Prince Norodom Chantaraingsey (1924 or 1926 - ?1976) was a member of the Cambodian royal family, and Cambodian nationalist. Initially a leader of the guerrilla resistance against the colonial French, he went on to become a prominent general in the Khmer National Armed Forces (FANK) during the Cambodian Civil War, as well as a businessmen and occasional writer.
Prince Norodom Chantaraingsey, a grandson of Norodom of Cambodia and uncle of future King Norodom Sihanouk, was born in 1926 in Phnom Penh. He began his military career during the WWII Japanese occupation of Cambodia, serving in the Japanese-sponsored anti-French forces under Son Ngoc Thanh. After the war's end and the resumption of colonial rule, Chantaraingsey initially escaped to Thailand, and became one of the most prominent non-communist leaders of the Khmer Issarak, leading armed resistance in the provinces of Kompong Speu and Kompong Thom at the head of a large private militia. In 1949 he joined the Khmer National Liberation Committee, becoming its Supreme Army Chief, while from 1951 he associated himself with the forces of Son Ngoc Thanh in Siem Reap, though he continued to operate as a regional warlord maintaining his own troops.
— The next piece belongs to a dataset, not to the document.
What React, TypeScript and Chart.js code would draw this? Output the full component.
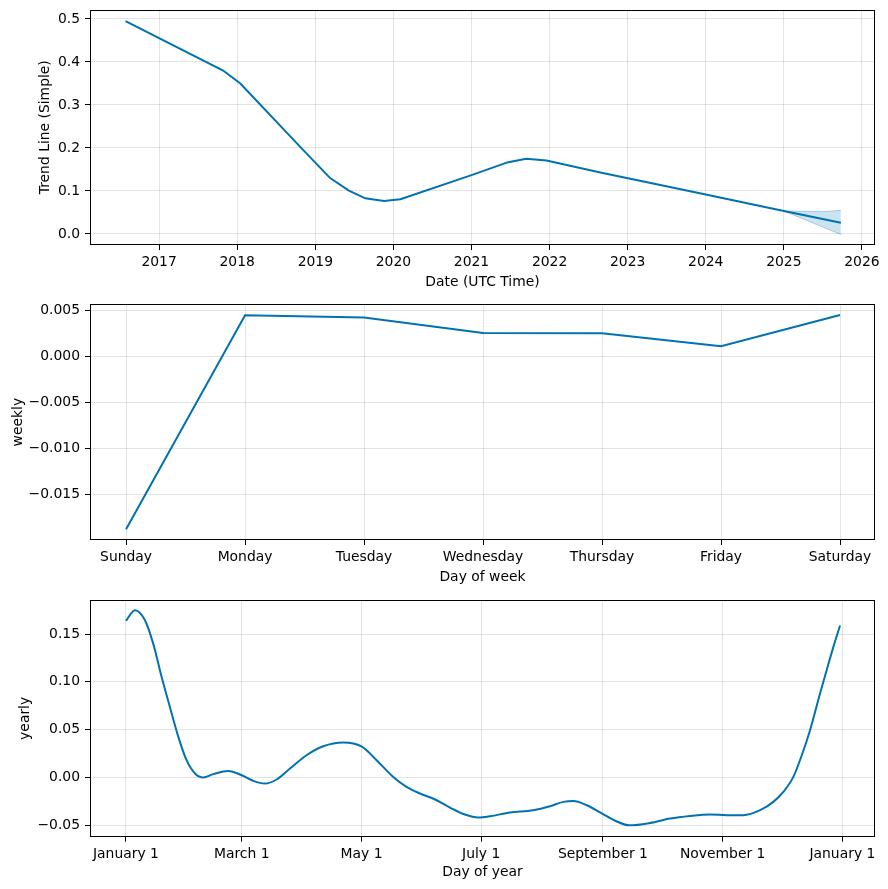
import React, { useEffect, useRef } from "react";
import { Chart, registerables } from "chart.js";
Chart.register(...registerables);

const FONT = "'DejaVu Sans', sans-serif";
const BLUE = "#0072B2";
const GRID = "rgba(128,128,128,0.22)";
const FS = 13.9;

// ---- Trend panel data ----
const trendYears = [2016.57, 2017.82, 2018.04, 2018.81, 2019.0, 2019.19, 2019.43, 2019.64, 2019.88, 2020.09, 2021.0, 2021.47, 2021.7, 2021.96, 2022.65, 2024.0, 2025.0, 2025.73];
const trendValues = [0.495, 0.38, 0.35, 0.202, 0.166, 0.13, 0.101, 0.083, 0.077, 0.081, 0.137, 0.167, 0.175, 0.171, 0.143, 0.092, 0.0535, 0.026];
const bandYears = [2025.0, 2025.5, 2025.73];
const bandUpper = [0.0535, 0.052, 0.055];
const bandLower = [0.0535, 0.016, -0.001];
const trendTickYears = [2017, 2018, 2019, 2020, 2021, 2022, 2023, 2024, 2025, 2026];
const trendYTicks = [0, 0.1, 0.2, 0.3, 0.4, 0.5];

// ---- Weekly panel data ----
const weekDays = ["Sunday", "Monday", "Tuesday", "Wednesday", "Thursday", "Friday", "Saturday"];
const weeklyValues = [-0.01874, 0.00444, 0.00419, 0.00252, 0.00249, 0.00108, 0.00447];
const weeklyYTicks = [-0.015, -0.01, -0.005, 0, 0.005];

// ---- Yearly panel data ----
const yearlyDays = [0, 4.6, 9.7, 13.9, 18.2, 22.4, 26.7, 30.9, 35.2, 39.4, 44.5, 52.1, 59, 64.9, 70.8, 76.8, 83.6, 92, 100.5, 110.7, 120, 127.7, 136.2, 143, 149.8, 157.5, 165.1, 172.7, 179.5, 185.5, 195.7, 207.5, 216.1, 222.8, 227.9, 234.8, 242, 249, 256.5, 267, 277.2, 287.4, 297.6, 306.1, 314.6, 323.1, 329.8, 334.9, 340, 344.3, 348.5, 353.6, 357.9, 360.4, 363.8];
const yearlyValues = [0.1638, 0.175, 0.1645, 0.14, 0.105, 0.0738, 0.0425, 0.0181, 0.0042, 0.0, 0.0035, 0.0069, 0.0024, -0.0035, -0.0063, -0.0021, 0.0094, 0.0233, 0.0327, 0.0366, 0.0325, 0.0181, 0.0006, -0.0098, -0.0167, -0.023, -0.0314, -0.0387, -0.0418, -0.0405, -0.0366, -0.0342, -0.03, -0.0255, -0.0245, -0.029, -0.037, -0.045, -0.05, -0.0475, -0.0429, -0.0402, -0.0387, -0.0394, -0.0394, -0.0342, -0.0255, -0.0151, 0.0006, 0.0233, 0.0495, 0.0879, 0.119, 0.1366, 0.159];
const yearlyTickDays = [0, 59, 120, 181, 243, 304, 365];
const yearlyTickLabels = ["January 1", "March 1", "May 1", "July 1", "September 1", "November 1", "January 1"];
const yearlyYTicks = [-0.05, 0, 0.05, 0.1, 0.15];

const minus = (s: string) => s.replace("-", "\u2212");

const framePlugin = {
  id: "frame",
  afterDatasetsDraw(chart: any) {
    const { ctx, chartArea } = chart;
    const l = Math.round(chartArea.left) + 0.5;
    const t = Math.round(chartArea.top) + 0.5;
    const r = Math.round(chartArea.right) - 0.5;
    const b = Math.round(chartArea.bottom) - 0.5;
    ctx.save();
    ctx.strokeStyle = "#000";
    ctx.lineWidth = 1;
    ctx.strokeRect(l, t, r - l, b - t);
    ctx.restore();
  },
};

function zeroPad(s: any) {
  s.paddingTop = 0;
  s.paddingBottom = 0;
  s.paddingLeft = 0;
  s.paddingRight = 0;
}

function yAxis(min: number, max: number, ticks: number[], fmt: (v: number) => string, title: string, titlePad: number) {
  return {
    type: "linear",
    position: "left",
    min,
    max,
    afterBuildTicks: (s: any) => {
      s.ticks = ticks.map((v) => ({ value: v }));
    },
    afterFit: (s: any) => {
      s.width = 90;
      zeroPad(s);
    },
    ticks: { callback: (v: any) => fmt(Number(v)), color: "#000", font: { family: FONT, size: FS }, padding: 5, autoSkip: false },
    grid: { color: GRID, lineWidth: 1, tickColor: "#000", tickLength: 5 },
    border: { display: false },
    title: { display: true, text: title, color: "#000", font: { family: FONT, size: FS }, padding: { top: titlePad, bottom: 0 } },
  };
}

function xAxis(min: number, max: number, ticks: number[], fmt: (v: number) => string, title: string, height: number, titlePad: number) {
  return {
    type: "linear",
    position: "bottom",
    min,
    max,
    afterBuildTicks: (s: any) => {
      s.ticks = ticks.map((v) => ({ value: v }));
    },
    afterFit: (s: any) => {
      s.height = height;
      zeroPad(s);
    },
    ticks: { callback: (v: any) => fmt(Number(v)), color: "#000", font: { family: FONT, size: FS }, padding: 4, autoSkip: false, maxRotation: 0, minRotation: 0 },
    grid: { color: GRID, lineWidth: 1, tickColor: "#000", tickLength: 5 },
    border: { display: false },
    title: { display: true, text: title, color: "#000", font: { family: FONT, size: FS }, padding: { top: 0, bottom: titlePad } },
  };
}

function baseOptions(padTop: number, scales: any) {
  return {
    responsive: false,
    animation: false,
    layout: { padding: { top: padTop, right: 13, left: 0, bottom: 0 } },
    plugins: { legend: { display: false }, tooltip: { enabled: false } },
    scales,
  };
}

function Panel({ top, height, make }: { top: number; height: number; make: () => any }) {
  const ref = useRef<HTMLCanvasElement>(null);
  useEffect(() => {
    const chart = new Chart(ref.current as HTMLCanvasElement, make());
    return () => chart.destroy();
  }, []);
  return (
    <canvas
      ref={ref}
      width={888}
      height={height}
      style={{ position: "absolute", left: 0, top, width: 888, height, display: "block" }}
    />
  );
}

const makeTrend = () => ({
  type: "line",
  data: {
    datasets: [
      {
        data: trendYears.map((x, i) => ({ x, y: trendValues[i] })),
        borderColor: BLUE,
        borderWidth: 2,
        pointRadius: 0,
        tension: 0,
        fill: false,
      },
      {
        data: bandYears.map((x, i) => ({ x, y: bandUpper[i] })),
        borderColor: "rgba(0,114,178,0.3)",
        borderWidth: 1,
        backgroundColor: "rgba(0,114,178,0.2)",
        pointRadius: 0,
        tension: 0,
        fill: "+1",
      },
      {
        data: bandYears.map((x, i) => ({ x, y: bandLower[i] })),
        borderColor: "rgba(0,114,178,0.3)",
        borderWidth: 1,
        pointRadius: 0,
        tension: 0,
        fill: false,
      },
    ],
  },
  options: baseOptions(9.5, {
    x: xAxis(2016.115, 2026.167, trendTickYears, (v) => String(Math.round(v)), "Date (UTC Time)", 50, 4.7),
    y: yAxis(-0.0256, 0.522, trendYTicks, (v) => minus(v.toFixed(1)), "Trend Line (Simple)", 36.7),
  }),
  plugins: [framePlugin],
});

const makeWeekly = () => ({
  type: "line",
  data: {
    datasets: [
      {
        data: weeklyValues.map((y, i) => ({ x: i, y })),
        borderColor: BLUE,
        borderWidth: 2,
        pointRadius: 0,
        tension: 0,
        fill: false,
      },
    ],
  },
  options: baseOptions(9.3, {
    x: xAxis(-0.303, 6.294, weekDays.map((_, i) => i), (v) => weekDays[Math.round(v)] ?? "", "Day of week", 50, 4.7),
    y: yAxis(-0.0199, 0.00562, weeklyYTicks, (v) => minus(v.toFixed(3)), "weekly", 9.7),
  }),
  plugins: [framePlugin],
});

const makeYearly = () => ({
  type: "line",
  data: {
    datasets: [
      {
        data: yearlyDays.map((x, i) => ({ x, y: yearlyValues[i] })),
        borderColor: BLUE,
        borderWidth: 2,
        pointRadius: 0,
        cubicInterpolationMode: "monotone",
        fill: false,
      },
    ],
  },
  options: baseOptions(10, {
    x: xAxis(-18.3, 381.6, yearlyTickDays, (v) => yearlyTickLabels[yearlyTickDays.indexOf(Math.round(v))] ?? "", "Day of year", 52.3, 8.7),
    y: yAxis(-0.0619, 0.1856, yearlyYTicks, (v) => minus(v.toFixed(2)), "yearly", 16.7),
  }),
  plugins: [framePlugin],
});

export default function App() {
  return (
    <div style={{ position: "absolute", left: 0, top: 0, width: 888, height: 889, background: "#fff" }}>
      <Panel top={0} height={295} make={makeTrend} />
      <Panel top={295} height={295} make={makeWeekly} />
      <Panel top={590} height={299} make={makeYearly} />
    </div>
  );
}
Pol Pot was to describe Chantaraingsey, who at various times fought against the French, the Viet Minh, and Khmer forces aligned with them, as essentially "feudal" in outlook and his men as little more than bandits. The communists had at one point considered making Chantaraingsey their preferred candidate as king instead of Sihanouk, but he proved too wary of the Vietnamese influence on the communist cadres.
Despite his personal rivalry with Sihanouk and his nominally republican stance, Chantaraingsey aligned with the government after Cambodia achieved independence under Sihanouk's regime. However, after being discovered to be conspiring, along with other former members of the Issarak, to stage a coup against Sihanouk, Chantaraingsey was stripped of his military rank and royal title. After three years' imprisonment, during which he occupied himself by writing a number of well-received romantic novels, Chantaraingsey was released and went on to accrue a large personal fortune through a variety of business ventures, notably after Sihanouk appointed him director of the state-run casino in the capital.
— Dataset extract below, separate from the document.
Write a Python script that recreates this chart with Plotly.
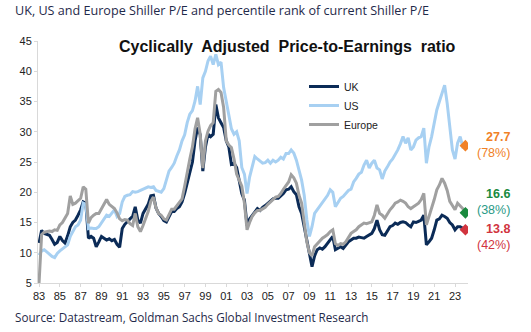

Subsequent to the successful 1970 coup against Sihanouk, Lon Nol appointed Chantaraingsey commander of FANK's 13th Brigade (known as the "Tiger Brigade", Chantaraingsey having been born in the Year of the Tiger) with the rank of Brigadier-General. He became military governor of the Kompong Speu province, and perhaps FANK's most effective commander during the subsequent civil war. As in his Issarak years, Chantaraingsey ran the province as essentially a personal fiefdom; apart from running a successful pacification program, his purchases of American arms from neighbouring generals made his forces ultimately too powerful for Lon Nol to directly challenge. Unlike many FANK commanders he ensured his men were well-treated and fed and regularly paid, and was popular as a result. Later in 1973 Der Spiegel was to report that Chantaraingsey, using pseudo-Maoist slogans, was employing his soldiers to build roads and irrigation canals for local farmers, and in return received a proportion of their produce.
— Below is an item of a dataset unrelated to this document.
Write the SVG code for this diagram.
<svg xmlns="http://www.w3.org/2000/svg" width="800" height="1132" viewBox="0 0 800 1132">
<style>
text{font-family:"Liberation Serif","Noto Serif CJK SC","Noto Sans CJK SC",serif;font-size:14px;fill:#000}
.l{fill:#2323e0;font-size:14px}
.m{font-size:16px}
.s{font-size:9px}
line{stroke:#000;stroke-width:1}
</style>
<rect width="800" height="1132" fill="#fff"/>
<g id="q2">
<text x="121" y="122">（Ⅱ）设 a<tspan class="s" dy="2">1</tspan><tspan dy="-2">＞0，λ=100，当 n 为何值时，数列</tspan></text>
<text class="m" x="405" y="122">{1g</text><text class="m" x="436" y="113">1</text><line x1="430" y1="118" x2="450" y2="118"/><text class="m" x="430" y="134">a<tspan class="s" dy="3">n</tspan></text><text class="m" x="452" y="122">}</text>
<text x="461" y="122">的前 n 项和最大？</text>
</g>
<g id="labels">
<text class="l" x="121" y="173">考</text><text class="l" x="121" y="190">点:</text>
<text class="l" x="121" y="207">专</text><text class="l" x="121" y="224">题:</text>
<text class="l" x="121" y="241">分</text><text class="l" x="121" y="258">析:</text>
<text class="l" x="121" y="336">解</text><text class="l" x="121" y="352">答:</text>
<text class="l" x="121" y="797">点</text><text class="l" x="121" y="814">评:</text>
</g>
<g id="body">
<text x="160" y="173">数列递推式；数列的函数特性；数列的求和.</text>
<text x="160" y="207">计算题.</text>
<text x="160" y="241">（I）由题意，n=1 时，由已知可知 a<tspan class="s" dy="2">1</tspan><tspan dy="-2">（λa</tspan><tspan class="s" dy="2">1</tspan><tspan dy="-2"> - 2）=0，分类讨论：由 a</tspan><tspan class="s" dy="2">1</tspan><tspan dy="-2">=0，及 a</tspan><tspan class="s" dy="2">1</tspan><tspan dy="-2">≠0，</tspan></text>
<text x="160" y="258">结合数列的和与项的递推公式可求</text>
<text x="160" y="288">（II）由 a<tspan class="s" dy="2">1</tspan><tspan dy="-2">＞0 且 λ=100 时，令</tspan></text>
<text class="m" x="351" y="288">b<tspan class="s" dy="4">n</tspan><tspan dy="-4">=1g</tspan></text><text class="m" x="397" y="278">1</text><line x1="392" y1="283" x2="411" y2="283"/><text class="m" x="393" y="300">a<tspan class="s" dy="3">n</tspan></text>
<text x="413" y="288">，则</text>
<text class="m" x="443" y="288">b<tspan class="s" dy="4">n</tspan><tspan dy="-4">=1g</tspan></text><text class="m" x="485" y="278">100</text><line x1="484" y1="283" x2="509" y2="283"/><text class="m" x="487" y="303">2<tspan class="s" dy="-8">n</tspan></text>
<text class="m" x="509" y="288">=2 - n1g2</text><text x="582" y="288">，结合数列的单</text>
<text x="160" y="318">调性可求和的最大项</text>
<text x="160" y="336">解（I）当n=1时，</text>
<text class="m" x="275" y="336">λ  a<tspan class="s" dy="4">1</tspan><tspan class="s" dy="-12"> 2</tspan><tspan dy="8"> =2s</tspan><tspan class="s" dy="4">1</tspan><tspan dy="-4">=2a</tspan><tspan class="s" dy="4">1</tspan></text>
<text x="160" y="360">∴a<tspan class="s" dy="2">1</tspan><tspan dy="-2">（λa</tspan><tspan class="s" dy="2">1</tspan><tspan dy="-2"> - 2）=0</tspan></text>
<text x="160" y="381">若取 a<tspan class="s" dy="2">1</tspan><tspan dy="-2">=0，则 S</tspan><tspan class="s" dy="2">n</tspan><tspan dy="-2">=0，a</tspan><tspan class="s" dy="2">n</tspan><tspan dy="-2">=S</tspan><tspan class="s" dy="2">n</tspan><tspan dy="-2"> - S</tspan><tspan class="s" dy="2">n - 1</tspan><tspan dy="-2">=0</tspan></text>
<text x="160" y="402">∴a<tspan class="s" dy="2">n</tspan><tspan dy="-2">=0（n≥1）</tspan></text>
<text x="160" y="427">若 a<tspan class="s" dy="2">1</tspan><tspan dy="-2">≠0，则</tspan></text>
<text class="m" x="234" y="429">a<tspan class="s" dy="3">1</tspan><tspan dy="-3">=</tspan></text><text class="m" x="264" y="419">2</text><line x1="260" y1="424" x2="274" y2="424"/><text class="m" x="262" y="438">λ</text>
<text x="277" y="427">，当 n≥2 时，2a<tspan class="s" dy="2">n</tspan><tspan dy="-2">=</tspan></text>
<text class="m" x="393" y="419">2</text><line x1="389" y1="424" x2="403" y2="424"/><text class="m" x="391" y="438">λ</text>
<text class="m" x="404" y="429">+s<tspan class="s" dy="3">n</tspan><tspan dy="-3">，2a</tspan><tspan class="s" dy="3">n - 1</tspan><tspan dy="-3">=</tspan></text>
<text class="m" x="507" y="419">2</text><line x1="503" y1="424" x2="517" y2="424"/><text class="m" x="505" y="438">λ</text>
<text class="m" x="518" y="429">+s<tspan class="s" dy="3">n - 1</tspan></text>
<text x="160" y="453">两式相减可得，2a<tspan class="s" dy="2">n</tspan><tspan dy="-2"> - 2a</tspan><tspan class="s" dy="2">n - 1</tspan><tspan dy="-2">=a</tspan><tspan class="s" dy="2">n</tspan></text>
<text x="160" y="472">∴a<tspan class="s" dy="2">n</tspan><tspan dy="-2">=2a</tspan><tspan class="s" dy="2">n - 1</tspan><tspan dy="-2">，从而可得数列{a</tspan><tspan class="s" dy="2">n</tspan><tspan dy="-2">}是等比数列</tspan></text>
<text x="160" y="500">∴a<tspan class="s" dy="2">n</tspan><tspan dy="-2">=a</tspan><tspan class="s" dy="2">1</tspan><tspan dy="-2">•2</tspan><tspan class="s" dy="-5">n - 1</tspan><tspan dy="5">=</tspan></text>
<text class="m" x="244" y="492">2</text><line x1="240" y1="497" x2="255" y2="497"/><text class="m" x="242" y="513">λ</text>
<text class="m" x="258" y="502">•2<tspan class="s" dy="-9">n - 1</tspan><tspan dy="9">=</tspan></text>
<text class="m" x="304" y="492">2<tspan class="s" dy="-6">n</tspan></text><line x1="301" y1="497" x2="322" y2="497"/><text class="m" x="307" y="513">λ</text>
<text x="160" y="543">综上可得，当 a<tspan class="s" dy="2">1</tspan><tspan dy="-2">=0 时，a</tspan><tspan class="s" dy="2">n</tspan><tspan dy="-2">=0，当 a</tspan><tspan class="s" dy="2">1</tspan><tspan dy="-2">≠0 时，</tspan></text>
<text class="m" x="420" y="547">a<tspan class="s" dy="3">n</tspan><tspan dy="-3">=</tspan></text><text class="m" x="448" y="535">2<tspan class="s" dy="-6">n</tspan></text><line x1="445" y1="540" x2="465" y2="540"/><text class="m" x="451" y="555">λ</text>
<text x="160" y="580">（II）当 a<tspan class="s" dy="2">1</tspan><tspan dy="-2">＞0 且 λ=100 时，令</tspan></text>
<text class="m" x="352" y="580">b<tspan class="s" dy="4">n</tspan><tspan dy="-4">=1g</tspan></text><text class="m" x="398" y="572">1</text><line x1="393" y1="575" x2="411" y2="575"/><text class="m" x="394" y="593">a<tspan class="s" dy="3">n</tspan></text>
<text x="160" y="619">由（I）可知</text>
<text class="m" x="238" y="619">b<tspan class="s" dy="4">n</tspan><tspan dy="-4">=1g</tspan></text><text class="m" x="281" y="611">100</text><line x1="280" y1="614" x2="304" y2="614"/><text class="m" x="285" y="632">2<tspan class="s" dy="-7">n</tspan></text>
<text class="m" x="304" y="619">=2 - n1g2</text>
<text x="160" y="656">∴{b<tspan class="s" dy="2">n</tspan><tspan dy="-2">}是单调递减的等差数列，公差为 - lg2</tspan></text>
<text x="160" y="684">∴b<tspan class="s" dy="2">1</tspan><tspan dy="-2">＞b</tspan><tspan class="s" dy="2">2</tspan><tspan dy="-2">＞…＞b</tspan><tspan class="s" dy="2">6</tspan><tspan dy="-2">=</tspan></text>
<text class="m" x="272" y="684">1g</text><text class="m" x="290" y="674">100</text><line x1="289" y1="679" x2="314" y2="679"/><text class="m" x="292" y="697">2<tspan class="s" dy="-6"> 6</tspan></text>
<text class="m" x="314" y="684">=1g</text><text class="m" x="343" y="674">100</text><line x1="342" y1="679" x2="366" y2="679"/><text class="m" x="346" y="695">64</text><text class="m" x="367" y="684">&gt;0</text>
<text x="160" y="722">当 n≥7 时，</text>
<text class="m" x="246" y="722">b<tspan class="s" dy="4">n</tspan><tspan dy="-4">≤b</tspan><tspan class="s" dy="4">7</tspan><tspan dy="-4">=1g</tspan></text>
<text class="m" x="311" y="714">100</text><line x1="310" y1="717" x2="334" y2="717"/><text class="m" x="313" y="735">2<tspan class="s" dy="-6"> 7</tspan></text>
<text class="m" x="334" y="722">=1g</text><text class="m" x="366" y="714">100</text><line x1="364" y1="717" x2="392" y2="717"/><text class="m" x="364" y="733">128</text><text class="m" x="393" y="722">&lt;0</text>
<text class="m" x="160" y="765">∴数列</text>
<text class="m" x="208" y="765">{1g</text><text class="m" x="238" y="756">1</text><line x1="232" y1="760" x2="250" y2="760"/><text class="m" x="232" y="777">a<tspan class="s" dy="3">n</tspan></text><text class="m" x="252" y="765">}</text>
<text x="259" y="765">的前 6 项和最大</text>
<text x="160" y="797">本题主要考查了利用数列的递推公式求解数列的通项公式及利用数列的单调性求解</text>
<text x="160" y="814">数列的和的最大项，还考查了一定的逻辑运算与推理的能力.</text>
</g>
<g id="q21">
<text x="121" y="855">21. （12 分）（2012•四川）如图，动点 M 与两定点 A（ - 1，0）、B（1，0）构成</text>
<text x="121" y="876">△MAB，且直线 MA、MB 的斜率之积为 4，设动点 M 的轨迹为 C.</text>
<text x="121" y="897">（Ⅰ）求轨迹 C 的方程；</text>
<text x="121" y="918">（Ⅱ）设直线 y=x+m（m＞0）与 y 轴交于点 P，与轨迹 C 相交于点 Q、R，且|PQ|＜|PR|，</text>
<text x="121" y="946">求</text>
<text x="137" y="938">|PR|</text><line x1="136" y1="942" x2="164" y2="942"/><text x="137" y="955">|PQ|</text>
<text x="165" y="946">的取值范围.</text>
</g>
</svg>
After the fall of Phnom Penh to the Khmer Rouge on April 17, 1975, Chantaraingsey is thought to have retreated with his men to the area around the former hill station of Kirirom, where he had considerable support from the local peasantry. Some accounts state he was killed in this area in May while trying to break out to the Thai border, but he was reported to still be alive, and continuing resistance against the Khmer Rouge, in June 1975, at which point he was commanding some 2000 men in the Cardamom Mountains. Elements of FANK's 13th Brigade were in fact still fighting in this area as late as 1977. For well into 1976 rumours persisted, from refugees fleeing Cambodia, that troops under Chantaraingsey were resisting in the Cardamoms. The exact date of Chantaraingsey's death is still unknown; one report states he was killed later in 1975 near Battambang during a failed attempt to rescue his wife, who was being held by members of the Khmer Rouge,  while other reports suggest he may have been killed while fighting from an APC in the Dâmrei Mountains in 1976.
In 1973, the poet and journalist James Fenton was invited by Chantaraingsey to a banquet lunch held on a battlefield; Fenton used the surreal experience in one of his most famous poems, Dead Soldiers, noting that Chantaraingsey's aide was a brother of Pol Pot.
Chantaraingsey was married to Sisowath Samanvoraphong, a daughter of King Sisowath Monivong.
The personal name "Chantaraingsey" is derived from chant(r)a, "moon", and raingsey, "ray of light", from Sanskrit Chandra Ruangsiri.